By Adam Slight
Headlines are buzzing this morning with the heart-warming story of a daring rescue mission that took place in Ottawa this weekend. A poor defenseless kitten was plucked from a tree by firefighters in Little Italy last night, lending creedence to the old urban myth, and ensuring from now on that any time a cat is stuck in a tree in Ottawa, 911 will be called.
Residents of the Beech St. neighbourhood began to hear a tiny “meow” (or a “mewling” (?) sound, if you read the Ottawa Citizen) coming from the high branches of a tree on Saturday. After the Ottawa Humane Society expressed a somewhat relaxed concern about the kitten trapped in the dangerous boughs, Ottawa’s firefighters were called in to the rescue. While the fire chief was strict in letting the public know that they were doing a public service, and that kitten rescues were generally too risky for firefighters, this didn’t stop them from spending hours in the tree trying to pull poor kitty down.
Finally, the cat was saved, everyone was happy, and the firefighter who saved the day got a photo taken of him hugging a kitten. Everyone wins.
The firefighters deserve applause for going above and beyond their mandate to rescue a scared pet in danger.
However, several years ago I was a part of a similar rescue mission that had the same positive results but somehow didn’t make the city’s headlines. There were no heroic photos of me hugging kittens in the newspaper.
Some friends and I were having a late night barbecue, drinking beer in the front yard of a townhouse in the Minto-owned student ghetto on Meadowlands Dr. While crushing bruskies on the patio, we heard a similar “mewling” from a nearby collosus of a tree. Much like the firefighters, my brave friends and I couldn’t let a poor kitten remain frightened in the dangerous tree branches.
We tried many methods to rescue the kitten. We called to it, “mewled” at it, tried to gently shake the branches by throwing our shoes into the tree, and even tried to climb the tree’s huge trunk itself.
Eventually we formed a human pyramid and rescued the little guy. That’s right.

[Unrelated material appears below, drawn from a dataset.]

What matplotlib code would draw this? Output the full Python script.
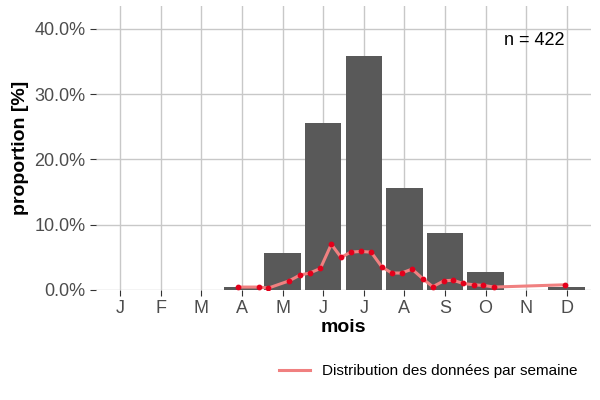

We did it without a fancy fire ladder.
For the rest of the barbecue, our new little friend was at our side lapping milk from a saucer and enjoying a can of juicy tuna.
And the next day he was gone forever.
So while I think its awesome that the firefighters saved that poor little guy up in the branches in Little Italy yesterday, and I don’t want to steal their thunder, but my friends and I already did this like four years ago.
I’m waiting for your call Ottawa Citizen.